The BT broadband boxes that have muzzled the Muswell Hill fibre trial
If you'd been reading the headlines about BT's fibre optic trial in Muswell Hill, you'd be forgiven for thinking that the project had been completely 'halted', or that the trial was moving to Glasgow.
And so you'd be very surprised to see a huge amount of marketing material in the area promoting the 40Mbps trial as up and running.
Haringey Council has intervened on behalf of some Muswell Hill residents to stop BT progressing with the installation of the equipment - increasing the reputation of the area for NIMBY-ism. The Londonist was moved to write:
"BT insist they'll be back; they may need to prepare to brave a running battle between pitchfork-and-flaming-torch wielding conservators and affronted internet nerds."
However, it doesn't mean that the whole trial has been 'halted'. BT have commenced the service in most of the area they intended - but it seems that one or two roads in the Fortis Green Conservation area are holding out.

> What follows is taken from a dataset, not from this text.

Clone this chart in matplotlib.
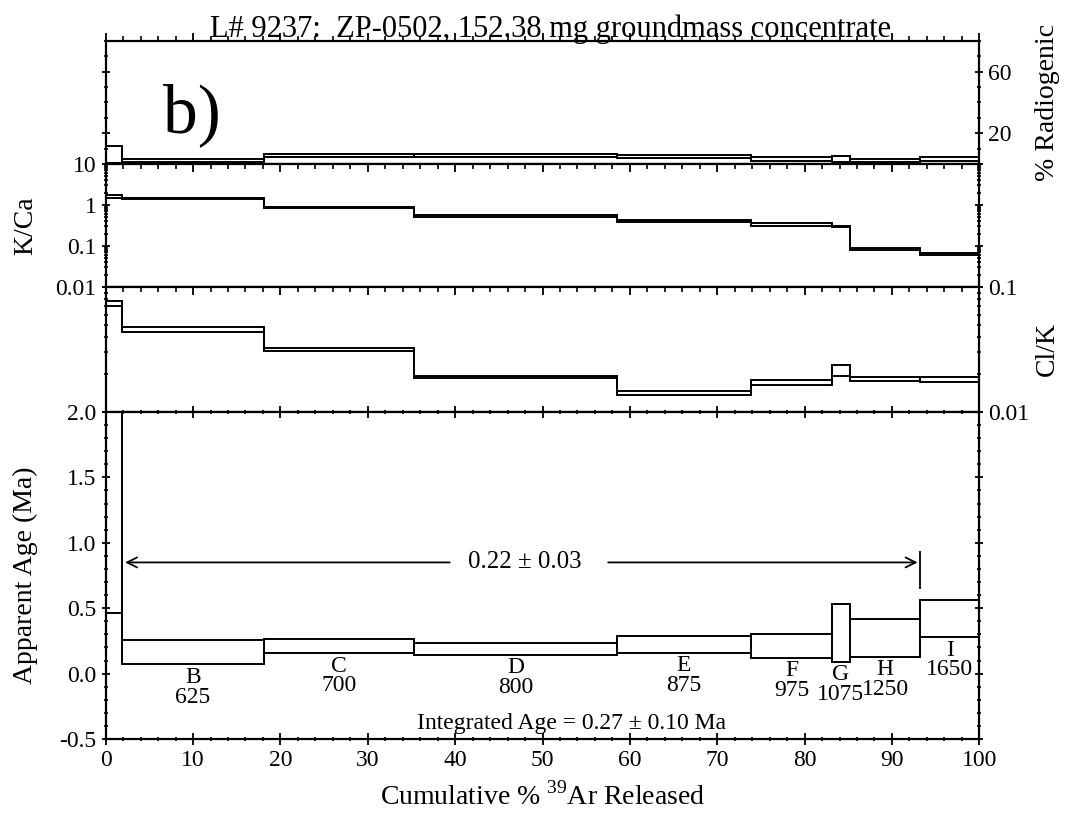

In a piece on the Your Local London Muswell Hill blog, Vesna attempted to set the record straight, quoting John Crompton, treasurer of the Muswell Hill and Fortis Green Association. He stressed four areas of concern, including BT not seeking permission in advance of installing the new cabinets, the size of the cabinets, the location of the cabinets, and the 'cumulative effect' of having lots of cabinets. He complains about some specific locations:
"on a narrow pavement or busy pavement such as the one outside the church at the end of Tetherdown"
I was interested to find out how intrusive these boxes were, so I went to the junction of Tetherdown to see it for myself. You can see here that the larger BT box is in the foreground, with the existing telephony equipment housed further back on the other side of the pavement.
Whilst the box is undoubtedly bigger, it doesn't, in all honesty, look like it would block the pavement or cause access problems for anybody. You can judge the scale from this picture of someone having just walked past it.
BT explain that the reason the larger boxes are necessary is because they have to be powered, to step-down the signal from the fibre-optic cable to one that can be transmitted over the copper leading to the house.
I must confess that having actually seen the boxes, I think the fuss is over the top. Whilst they are bigger than existing BT boxes, they are not particularly additionally intrusive. In terms of taking up space on the pavement, their width is about the same. The resident's association idea that perhaps they should be 'buried underground' is, frankly, laughable - having to dig up the pavement every time the equipment needed to be maintained would surely be a greater source of inconvenience.
However, where I do have some sympathy with the residents is that the impact of the trial does not seem to have been widely discussed. In the Muswell Hill Journal, John Crompton says:
"If this trial is a success does this mean every street in Britain will have these great big cabinets blocking people's paths?"